** start of Source data **
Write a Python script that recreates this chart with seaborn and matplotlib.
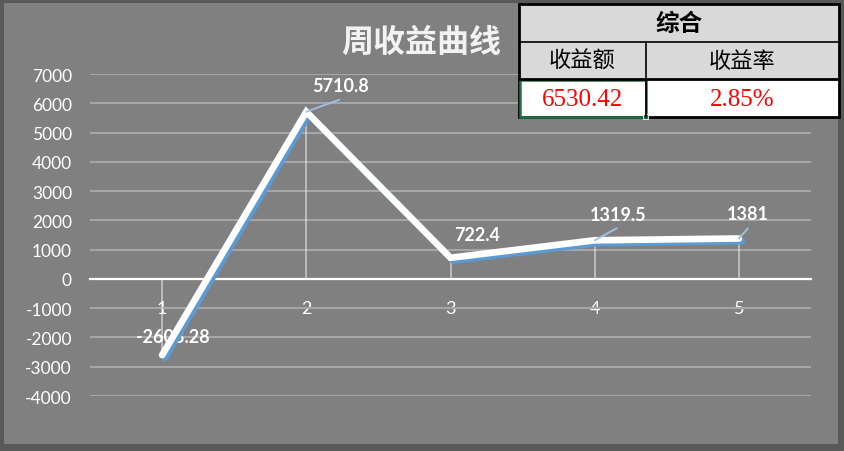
import matplotlib
matplotlib.use("Agg")
import matplotlib.pyplot as plt
import matplotlib.patheffects as pe
from matplotlib.patches import Rectangle
import seaborn as sns
import pandas as pd

# data
weeks = [1, 2, 3, 4, 5]
profit = [-2603.28, 5710.8, 722.4, 1319.5, 1381]
y_ticks = list(range(-4000, 7001, 1000))
title = "周收益曲线"
summary_head = "综合"
summary_cols = ["收益额", "收益率"]
summary_vals = ["6530.42", "2.85%"]

# label placement (pixels from the point) and leader line ends (None = no leader)
label_offsets = [(11, 19), (34, 26), (27, 23), (23, 26), (9, 25)]
leader_ends = [None, (33, 12), None, (22, 12), (9, 10)]

df = pd.DataFrame({"week": weeks, "profit": profit})

sns.set_style("white")
plt.rcParams["font.family"] = ["Lato", "Noto Sans CJK SC", "DejaVu Sans"]
plt.rcParams["axes.unicode_minus"] = False

W, H = 844, 452
fig = plt.figure(figsize=(W / 100, H / 100), dpi=100, facecolor="#595959")
fig.patches.append(Rectangle((4 / W, 7 / H), 834 / W, 441 / H, transform=fig.transFigure,
                             facecolor="#808080", edgecolor="none", zorder=-5))

ax = fig.add_axes([90 / W, 55 / H, 721 / W, 322 / H])
ax.set_facecolor("none")

ax.vlines(weeks, 0, profit, colors="white", alpha=0.55, lw=1.2, zorder=1)
sns.lineplot(data=df, x="week", y="profit", ax=ax, color="white", linewidth=4.8,
             solid_capstyle="round", solid_joinstyle="miter", zorder=3)
ax.lines[-1].set_path_effects([
    pe.SimpleLineShadow(offset=(2, -2), shadow_color="#5b9bd5", alpha=1.0),
    pe.Normal(),
])

ax.set_xlim(0.5, 5.5)
ax.set_ylim(-4000, 7000)
ax.set_xticks(weeks)
ax.set_yticks(y_ticks)
ax.grid(axis="y", color="#a6a6a6", lw=1.5, zorder=0)
ax.grid(axis="x", visible=False)
for s in ["top", "right", "left"]:
    ax.spines[s].set_visible(False)
ax.spines["bottom"].set_position(("data", 0))
ax.spines["bottom"].set_color("white")
ax.spines["bottom"].set_linewidth(1.6)
ax.spines["bottom"].set_zorder(2)
ax.tick_params(axis="both", length=0, colors="white", labelsize=12.5)
ax.tick_params(axis="x", pad=15, labelsize=13)
ax.tick_params(axis="y", pad=13)
ax.set_xlabel("")
ax.set_ylabel("")

for x, v, off, end in zip(weeks, profit, label_offsets, leader_ends):
    if end is not None:
        ax.annotate("", xy=(x, v), xytext=end, textcoords="offset pixels",
                    arrowprops=dict(arrowstyle="-", color="#9dc3e6", lw=1.3,
                                    shrinkA=0, shrinkB=0), zorder=4)
    ax.annotate(f"{v:g}", xy=(x, v), xytext=off, textcoords="offset pixels",
                ha="center", va="center", color="white", fontsize=13,
                fontweight="bold", zorder=2.5)

fig.text(421 / W, 1 - 43 / H, title, ha="center", va="center", fontsize=23,
         fontweight="bold", color="#f2f2f2", family=["Noto Sans CJK SC", "DejaVu Sans"])

# summary table in pixel coordinates
tb = fig.add_axes([0, 0, 1, 1], zorder=10)
tb.set_xlim(0, W)
tb.set_ylim(H, 0)
tb.axis("off")
x0, x1, xm = 519, 839, 646
y0, y1, y2, y3 = 5, 43, 80, 118
tb.add_patch(Rectangle((x0, y0), x1 - x0, y2 - y0, facecolor="#d9d9d9", edgecolor="none"))
tb.add_patch(Rectangle((x0, y2), x1 - x0, y3 - y2, facecolor="white", edgecolor="none"))
tb.add_patch(Rectangle((x0, y0), x1 - x0, y3 - y0, facecolor="none", edgecolor="black", lw=2))
tb.plot([x0, x1], [y1, y1], color="black", lw=1.2)
tb.plot([x0, x1], [y2, y2], color="black", lw=2)
tb.plot([xm, xm], [y1, y3], color="black", lw=1.2)
tb.add_patch(Rectangle((x0 + 1, y2 + 1), xm - x0 - 1, y3 - y2 - 1, facecolor="none",
                       edgecolor="#217346", lw=1.8))
tb.add_patch(Rectangle((xm - 3, y3 - 3), 5, 5, facecolor="#217346", edgecolor="white", lw=0.6))

cjk = ["Noto Sans CJK SC", "DejaVu Sans"]
tb.text((x0 + x1) / 2, (y0 + y1) / 2, summary_head, ha="center", va="center",
        fontsize=17, fontweight="bold", color="black", family=cjk)
for cx, name, val in zip([(x0 + xm) / 2, (xm + x1) / 2], summary_cols, summary_vals):
    tb.text(cx, (y1 + y2) / 2, name, ha="center", va="center", fontsize=16,
            color="black", family=cjk)
    tb.text(cx, (y2 + y3) / 2 + 1, val, ha="center", va="center", fontsize=18,
            color="#ff0000", family=["Liberation Serif", "DejaVu Serif"])

fig.savefig("out.png", dpi=100, facecolor=fig.get_facecolor())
** end of Source data **
# What to do
Reproduce all of the material above word for word. Omit the pictures.

# Worked solution
Write a Python script that recreates this chart with seaborn and matplotlib.
import matplotlib
matplotlib.use("Agg")
import matplotlib.pyplot as plt
import matplotlib.patheffects as pe
from matplotlib.patches import Rectangle
import seaborn as sns
import pandas as pd

# data
weeks = [1, 2, 3, 4, 5]
profit = [-2603.28, 5710.8, 722.4, 1319.5, 1381]
y_ticks = list(range(-4000, 7001, 1000))
title = "周收益曲线"
summary_head = "综合"
summary_cols = ["收益额", "收益率"]
summary_vals = ["6530.42", "2.85%"]

# label placement (pixels from the point) and leader line ends (None = no leader)
label_offsets = [(11, 19), (34, 26), (27, 23), (23, 26), (9, 25)]
leader_ends = [None, (33, 12), None, (22, 12), (9, 10)]

df = pd.DataFrame({"week": weeks, "profit": profit})

sns.set_style("white")
plt.rcParams["font.family"] = ["Lato", "Noto Sans CJK SC", "DejaVu Sans"]
plt.rcParams["axes.unicode_minus"] = False

W, H = 844, 452
fig = plt.figure(figsize=(W / 100, H / 100), dpi=100, facecolor="#595959")
fig.patches.append(Rectangle((4 / W, 7 / H), 834 / W, 441 / H, transform=fig.transFigure,
                             facecolor="#808080", edgecolor="none", zorder=-5))

ax = fig.add_axes([90 / W, 55 / H, 721 / W, 322 / H])
ax.set_facecolor("none")

ax.vlines(weeks, 0, profit, colors="white", alpha=0.55, lw=1.2, zorder=1)
sns.lineplot(data=df, x="week", y="profit", ax=ax, color="white", linewidth=4.8,
             solid_capstyle="round", solid_joinstyle="miter", zorder=3)
ax.lines[-1].set_path_effects([
    pe.SimpleLineShadow(offset=(2, -2), shadow_color="#5b9bd5", alpha=1.0),
    pe.Normal(),
])

ax.set_xlim(0.5, 5.5)
ax.set_ylim(-4000, 7000)
ax.set_xticks(weeks)
ax.set_yticks(y_ticks)
ax.grid(axis="y", color="#a6a6a6", lw=1.5, zorder=0)
ax.grid(axis="x", visible=False)
for s in ["top", "right", "left"]:
    ax.spines[s].set_visible(False)
ax.spines["bottom"].set_position(("data", 0))
ax.spines["bottom"].set_color("white")
ax.spines["bottom"].set_linewidth(1.6)
ax.spines["bottom"].set_zorder(2)
ax.tick_params(axis="both", length=0, colors="white", labelsize=12.5)
ax.tick_params(axis="x", pad=15, labelsize=13)
ax.tick_params(axis="y", pad=13)
ax.set_xlabel("")
ax.set_ylabel("")

for x, v, off, end in zip(weeks, profit, label_offsets, leader_ends):
    if end is not None:
        ax.annotate("", xy=(x, v), xytext=end, textcoords="offset pixels",
                    arrowprops=dict(arrowstyle="-", color="#9dc3e6", lw=1.3,
                                    shrinkA=0, shrinkB=0), zorder=4)
    ax.annotate(f"{v:g}", xy=(x, v), xytext=off, textcoords="offset pixels",
                ha="center", va="center", color="white", fontsize=13,
                fontweight="bold", zorder=2.5)

fig.text(421 / W, 1 - 43 / H, title, ha="center", va="center", fontsize=23,
         fontweight="bold", color="#f2f2f2", family=["Noto Sans CJK SC", "DejaVu Sans"])

# summary table in pixel coordinates
tb = fig.add_axes([0, 0, 1, 1], zorder=10)
tb.set_xlim(0, W)
tb.set_ylim(H, 0)
tb.axis("off")
x0, x1, xm = 519, 839, 646
y0, y1, y2, y3 = 5, 43, 80, 118
tb.add_patch(Rectangle((x0, y0), x1 - x0, y2 - y0, facecolor="#d9d9d9", edgecolor="none"))
tb.add_patch(Rectangle((x0, y2), x1 - x0, y3 - y2, facecolor="white", edgecolor="none"))
tb.add_patch(Rectangle((x0, y0), x1 - x0, y3 - y0, facecolor="none", edgecolor="black", lw=2))
tb.plot([x0, x1], [y1, y1], color="black", lw=1.2)
tb.plot([x0, x1], [y2, y2], color="black", lw=2)
tb.plot([xm, xm], [y1, y3], color="black", lw=1.2)
tb.add_patch(Rectangle((x0 + 1, y2 + 1), xm - x0 - 1, y3 - y2 - 1, facecolor="none",
                       edgecolor="#217346", lw=1.8))
tb.add_patch(Rectangle((xm - 3, y3 - 3), 5, 5, facecolor="#217346", edgecolor="white", lw=0.6))

cjk = ["Noto Sans CJK SC", "DejaVu Sans"]
tb.text((x0 + x1) / 2, (y0 + y1) / 2, summary_head, ha="center", va="center",
        fontsize=17, fontweight="bold", color="black", family=cjk)
for cx, name, val in zip([(x0 + xm) / 2, (xm + x1) / 2], summary_cols, summary_vals):
    tb.text(cx, (y1 + y2) / 2, name, ha="center", va="center", fontsize=16,
            color="black", family=cjk)
    tb.text(cx, (y2 + y3) / 2 + 1, val, ha="center", va="center", fontsize=18,
            color="#ff0000", family=["Liberation Serif", "DejaVu Serif"])

fig.savefig("out.png", dpi=100, facecolor=fig.get_facecolor())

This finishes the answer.